> _WHAT THIS TASK INVOLVES_
Without including the pictures, copy out every line below.

> _INFORMATION SUPPLIED_

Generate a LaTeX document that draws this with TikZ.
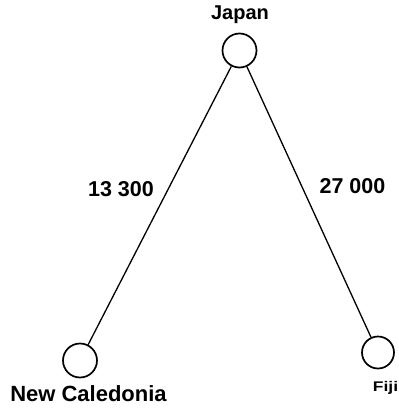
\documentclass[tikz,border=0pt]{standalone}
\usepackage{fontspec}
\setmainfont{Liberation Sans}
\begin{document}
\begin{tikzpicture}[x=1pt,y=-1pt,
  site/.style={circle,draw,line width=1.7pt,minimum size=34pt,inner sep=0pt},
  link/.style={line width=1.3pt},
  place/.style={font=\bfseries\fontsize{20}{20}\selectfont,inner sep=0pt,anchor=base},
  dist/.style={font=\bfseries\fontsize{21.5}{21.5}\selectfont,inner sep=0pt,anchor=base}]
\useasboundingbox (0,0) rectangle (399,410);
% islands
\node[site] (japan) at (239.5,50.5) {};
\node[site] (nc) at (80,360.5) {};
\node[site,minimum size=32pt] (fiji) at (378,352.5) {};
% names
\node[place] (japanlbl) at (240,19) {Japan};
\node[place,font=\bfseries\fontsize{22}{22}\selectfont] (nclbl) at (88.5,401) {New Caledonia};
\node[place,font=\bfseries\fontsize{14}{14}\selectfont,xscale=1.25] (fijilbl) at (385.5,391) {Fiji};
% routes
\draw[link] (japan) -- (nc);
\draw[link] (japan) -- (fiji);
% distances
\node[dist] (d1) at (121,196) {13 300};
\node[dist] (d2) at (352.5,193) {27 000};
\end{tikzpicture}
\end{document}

> _OUTPUT OF THE EXERCISE_
Generate a LaTeX document that draws this with TikZ.
\documentclass[tikz,border=0pt]{standalone}
\usepackage{fontspec}
\setmainfont{Liberation Sans}
\begin{document}
\begin{tikzpicture}[x=1pt,y=-1pt,
  site/.style={circle,draw,line width=1.7pt,minimum size=34pt,inner sep=0pt},
  link/.style={line width=1.3pt},
  place/.style={font=\bfseries\fontsize{20}{20}\selectfont,inner sep=0pt,anchor=base},
  dist/.style={font=\bfseries\fontsize{21.5}{21.5}\selectfont,inner sep=0pt,anchor=base}]
\useasboundingbox (0,0) rectangle (399,410);
% islands
\node[site] (japan) at (239.5,50.5) {};
\node[site] (nc) at (80,360.5) {};
\node[site,minimum size=32pt] (fiji) at (378,352.5) {};
% names
\node[place] (japanlbl) at (240,19) {Japan};
\node[place,font=\bfseries\fontsize{22}{22}\selectfont] (nclbl) at (88.5,401) {New Caledonia};
\node[place,font=\bfseries\fontsize{14}{14}\selectfont,xscale=1.25] (fijilbl) at (385.5,391) {Fiji};
% routes
\draw[link] (japan) -- (nc);
\draw[link] (japan) -- (fiji);
% distances
\node[dist] (d1) at (121,196) {13 300};
\node[dist] (d2) at (352.5,193) {27 000};
\end{tikzpicture}
\end{document}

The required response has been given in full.